┌─ Source excerpt
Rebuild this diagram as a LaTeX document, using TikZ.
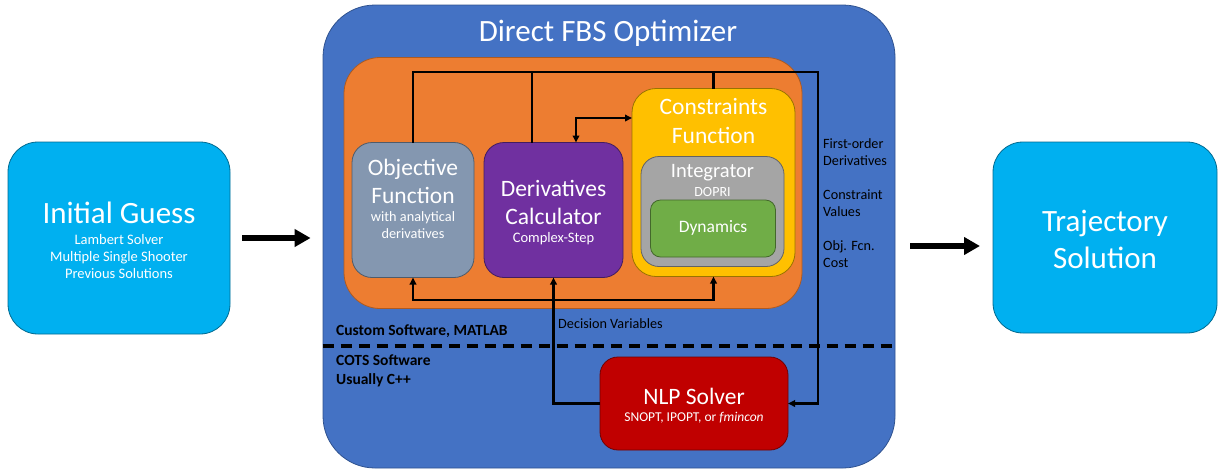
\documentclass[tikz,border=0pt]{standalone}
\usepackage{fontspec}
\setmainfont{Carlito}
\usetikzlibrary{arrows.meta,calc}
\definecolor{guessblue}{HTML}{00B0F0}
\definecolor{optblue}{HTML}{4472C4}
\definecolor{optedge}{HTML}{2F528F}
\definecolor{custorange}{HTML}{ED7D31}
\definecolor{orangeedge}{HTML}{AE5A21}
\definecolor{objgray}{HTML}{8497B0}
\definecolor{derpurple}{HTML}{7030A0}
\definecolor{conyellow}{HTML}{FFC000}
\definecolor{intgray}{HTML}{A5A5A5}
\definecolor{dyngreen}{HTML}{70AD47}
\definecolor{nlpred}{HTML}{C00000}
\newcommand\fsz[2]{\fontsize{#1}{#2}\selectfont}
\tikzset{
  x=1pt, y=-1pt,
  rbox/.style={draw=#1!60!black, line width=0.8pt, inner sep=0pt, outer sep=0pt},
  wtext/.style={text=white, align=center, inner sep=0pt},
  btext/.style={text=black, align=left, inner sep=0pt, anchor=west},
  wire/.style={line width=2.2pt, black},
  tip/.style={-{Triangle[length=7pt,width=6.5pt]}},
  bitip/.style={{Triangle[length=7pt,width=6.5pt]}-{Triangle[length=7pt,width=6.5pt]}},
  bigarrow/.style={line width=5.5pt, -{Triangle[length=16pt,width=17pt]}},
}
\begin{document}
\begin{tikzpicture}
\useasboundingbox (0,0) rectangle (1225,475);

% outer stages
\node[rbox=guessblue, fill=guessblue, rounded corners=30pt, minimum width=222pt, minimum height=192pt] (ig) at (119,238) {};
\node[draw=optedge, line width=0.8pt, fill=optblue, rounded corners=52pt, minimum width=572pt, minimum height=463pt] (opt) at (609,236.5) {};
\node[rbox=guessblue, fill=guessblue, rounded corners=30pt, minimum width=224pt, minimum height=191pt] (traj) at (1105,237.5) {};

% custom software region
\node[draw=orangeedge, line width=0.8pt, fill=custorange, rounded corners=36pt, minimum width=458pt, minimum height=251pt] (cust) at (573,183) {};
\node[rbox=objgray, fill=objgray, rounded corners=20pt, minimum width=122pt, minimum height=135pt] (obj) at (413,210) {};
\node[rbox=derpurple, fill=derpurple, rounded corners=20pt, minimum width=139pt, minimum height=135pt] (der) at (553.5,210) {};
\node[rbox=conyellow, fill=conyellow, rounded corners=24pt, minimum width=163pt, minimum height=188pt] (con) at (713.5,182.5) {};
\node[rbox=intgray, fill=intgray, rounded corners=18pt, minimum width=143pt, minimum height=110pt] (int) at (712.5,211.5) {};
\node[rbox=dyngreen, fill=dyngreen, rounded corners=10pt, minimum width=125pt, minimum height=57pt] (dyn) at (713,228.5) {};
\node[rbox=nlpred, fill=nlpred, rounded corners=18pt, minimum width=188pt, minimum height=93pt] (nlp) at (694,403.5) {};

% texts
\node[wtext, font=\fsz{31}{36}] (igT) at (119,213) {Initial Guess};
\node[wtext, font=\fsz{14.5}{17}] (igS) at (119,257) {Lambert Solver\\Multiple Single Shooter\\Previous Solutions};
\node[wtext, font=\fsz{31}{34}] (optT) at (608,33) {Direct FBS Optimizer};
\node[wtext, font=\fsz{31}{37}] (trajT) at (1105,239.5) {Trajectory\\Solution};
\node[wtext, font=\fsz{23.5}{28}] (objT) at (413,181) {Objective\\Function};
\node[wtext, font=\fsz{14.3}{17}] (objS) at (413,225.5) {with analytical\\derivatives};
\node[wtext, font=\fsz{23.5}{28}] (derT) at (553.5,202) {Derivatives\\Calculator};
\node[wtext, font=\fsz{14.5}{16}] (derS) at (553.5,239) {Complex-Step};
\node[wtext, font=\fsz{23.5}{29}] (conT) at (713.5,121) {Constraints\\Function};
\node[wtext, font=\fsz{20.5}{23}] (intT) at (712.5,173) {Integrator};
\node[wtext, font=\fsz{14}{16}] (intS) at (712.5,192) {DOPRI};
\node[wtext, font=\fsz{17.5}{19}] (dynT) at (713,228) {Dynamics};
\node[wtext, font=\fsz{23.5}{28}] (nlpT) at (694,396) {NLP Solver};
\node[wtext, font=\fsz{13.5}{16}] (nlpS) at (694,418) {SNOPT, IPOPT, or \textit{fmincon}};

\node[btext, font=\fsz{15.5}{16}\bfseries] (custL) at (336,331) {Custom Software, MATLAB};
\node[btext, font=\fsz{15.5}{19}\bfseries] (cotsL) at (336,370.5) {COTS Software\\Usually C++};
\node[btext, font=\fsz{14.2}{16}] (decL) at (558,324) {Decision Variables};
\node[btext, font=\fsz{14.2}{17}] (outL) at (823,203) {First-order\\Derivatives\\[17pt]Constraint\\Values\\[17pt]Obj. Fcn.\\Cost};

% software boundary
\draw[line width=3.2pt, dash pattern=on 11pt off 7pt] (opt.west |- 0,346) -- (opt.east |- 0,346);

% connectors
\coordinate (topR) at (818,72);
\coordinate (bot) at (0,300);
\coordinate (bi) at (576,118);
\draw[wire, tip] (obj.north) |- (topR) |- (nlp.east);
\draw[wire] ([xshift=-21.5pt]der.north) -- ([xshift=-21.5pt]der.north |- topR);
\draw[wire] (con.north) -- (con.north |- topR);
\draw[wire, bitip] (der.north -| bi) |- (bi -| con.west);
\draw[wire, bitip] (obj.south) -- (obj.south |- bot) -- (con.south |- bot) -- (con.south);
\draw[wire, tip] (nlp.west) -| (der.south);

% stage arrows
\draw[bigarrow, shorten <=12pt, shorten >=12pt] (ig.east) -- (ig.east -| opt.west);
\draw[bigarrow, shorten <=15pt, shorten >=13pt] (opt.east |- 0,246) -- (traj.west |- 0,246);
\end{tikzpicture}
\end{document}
└─
◆ What the exercise asks
All of the data above should be transcribed verbatim, with pictures omitted.

◆ Correct response
Rebuild this diagram as a LaTeX document, using TikZ.
\documentclass[tikz,border=0pt]{standalone}
\usepackage{fontspec}
\setmainfont{Carlito}
\usetikzlibrary{arrows.meta,calc}
\definecolor{guessblue}{HTML}{00B0F0}
\definecolor{optblue}{HTML}{4472C4}
\definecolor{optedge}{HTML}{2F528F}
\definecolor{custorange}{HTML}{ED7D31}
\definecolor{orangeedge}{HTML}{AE5A21}
\definecolor{objgray}{HTML}{8497B0}
\definecolor{derpurple}{HTML}{7030A0}
\definecolor{conyellow}{HTML}{FFC000}
\definecolor{intgray}{HTML}{A5A5A5}
\definecolor{dyngreen}{HTML}{70AD47}
\definecolor{nlpred}{HTML}{C00000}
\newcommand\fsz[2]{\fontsize{#1}{#2}\selectfont}
\tikzset{
  x=1pt, y=-1pt,
  rbox/.style={draw=#1!60!black, line width=0.8pt, inner sep=0pt, outer sep=0pt},
  wtext/.style={text=white, align=center, inner sep=0pt},
  btext/.style={text=black, align=left, inner sep=0pt, anchor=west},
  wire/.style={line width=2.2pt, black},
  tip/.style={-{Triangle[length=7pt,width=6.5pt]}},
  bitip/.style={{Triangle[length=7pt,width=6.5pt]}-{Triangle[length=7pt,width=6.5pt]}},
  bigarrow/.style={line width=5.5pt, -{Triangle[length=16pt,width=17pt]}},
}
\begin{document}
\begin{tikzpicture}
\useasboundingbox (0,0) rectangle (1225,475);

% outer stages
\node[rbox=guessblue, fill=guessblue, rounded corners=30pt, minimum width=222pt, minimum height=192pt] (ig) at (119,238) {};
\node[draw=optedge, line width=0.8pt, fill=optblue, rounded corners=52pt, minimum width=572pt, minimum height=463pt] (opt) at (609,236.5) {};
\node[rbox=guessblue, fill=guessblue, rounded corners=30pt, minimum width=224pt, minimum height=191pt] (traj) at (1105,237.5) {};

% custom software region
\node[draw=orangeedge, line width=0.8pt, fill=custorange, rounded corners=36pt, minimum width=458pt, minimum height=251pt] (cust) at (573,183) {};
\node[rbox=objgray, fill=objgray, rounded corners=20pt, minimum width=122pt, minimum height=135pt] (obj) at (413,210) {};
\node[rbox=derpurple, fill=derpurple, rounded corners=20pt, minimum width=139pt, minimum height=135pt] (der) at (553.5,210) {};
\node[rbox=conyellow, fill=conyellow, rounded corners=24pt, minimum width=163pt, minimum height=188pt] (con) at (713.5,182.5) {};
\node[rbox=intgray, fill=intgray, rounded corners=18pt, minimum width=143pt, minimum height=110pt] (int) at (712.5,211.5) {};
\node[rbox=dyngreen, fill=dyngreen, rounded corners=10pt, minimum width=125pt, minimum height=57pt] (dyn) at (713,228.5) {};
\node[rbox=nlpred, fill=nlpred, rounded corners=18pt, minimum width=188pt, minimum height=93pt] (nlp) at (694,403.5) {};

% texts
\node[wtext, font=\fsz{31}{36}] (igT) at (119,213) {Initial Guess};
\node[wtext, font=\fsz{14.5}{17}] (igS) at (119,257) {Lambert Solver\\Multiple Single Shooter\\Previous Solutions};
\node[wtext, font=\fsz{31}{34}] (optT) at (608,33) {Direct FBS Optimizer};
\node[wtext, font=\fsz{31}{37}] (trajT) at (1105,239.5) {Trajectory\\Solution};
\node[wtext, font=\fsz{23.5}{28}] (objT) at (413,181) {Objective\\Function};
\node[wtext, font=\fsz{14.3}{17}] (objS) at (413,225.5) {with analytical\\derivatives};
\node[wtext, font=\fsz{23.5}{28}] (derT) at (553.5,202) {Derivatives\\Calculator};
\node[wtext, font=\fsz{14.5}{16}] (derS) at (553.5,239) {Complex-Step};
\node[wtext, font=\fsz{23.5}{29}] (conT) at (713.5,121) {Constraints\\Function};
\node[wtext, font=\fsz{20.5}{23}] (intT) at (712.5,173) {Integrator};
\node[wtext, font=\fsz{14}{16}] (intS) at (712.5,192) {DOPRI};
\node[wtext, font=\fsz{17.5}{19}] (dynT) at (713,228) {Dynamics};
\node[wtext, font=\fsz{23.5}{28}] (nlpT) at (694,396) {NLP Solver};
\node[wtext, font=\fsz{13.5}{16}] (nlpS) at (694,418) {SNOPT, IPOPT, or \textit{fmincon}};

\node[btext, font=\fsz{15.5}{16}\bfseries] (custL) at (336,331) {Custom Software, MATLAB};
\node[btext, font=\fsz{15.5}{19}\bfseries] (cotsL) at (336,370.5) {COTS Software\\Usually C++};
\node[btext, font=\fsz{14.2}{16}] (decL) at (558,324) {Decision Variables};
\node[btext, font=\fsz{14.2}{17}] (outL) at (823,203) {First-order\\Derivatives\\[17pt]Constraint\\Values\\[17pt]Obj. Fcn.\\Cost};

% software boundary
\draw[line width=3.2pt, dash pattern=on 11pt off 7pt] (opt.west |- 0,346) -- (opt.east |- 0,346);

% connectors
\coordinate (topR) at (818,72);
\coordinate (bot) at (0,300);
\coordinate (bi) at (576,118);
\draw[wire, tip] (obj.north) |- (topR) |- (nlp.east);
\draw[wire] ([xshift=-21.5pt]der.north) -- ([xshift=-21.5pt]der.north |- topR);
\draw[wire] (con.north) -- (con.north |- topR);
\draw[wire, bitip] (der.north -| bi) |- (bi -| con.west);
\draw[wire, bitip] (obj.south) -- (obj.south |- bot) -- (con.south |- bot) -- (con.south);
\draw[wire, tip] (nlp.west) -| (der.south);

% stage arrows
\draw[bigarrow, shorten <=12pt, shorten >=12pt] (ig.east) -- (ig.east -| opt.west);
\draw[bigarrow, shorten <=15pt, shorten >=13pt] (opt.east |- 0,246) -- (traj.west |- 0,246);
\end{tikzpicture}
\end{document}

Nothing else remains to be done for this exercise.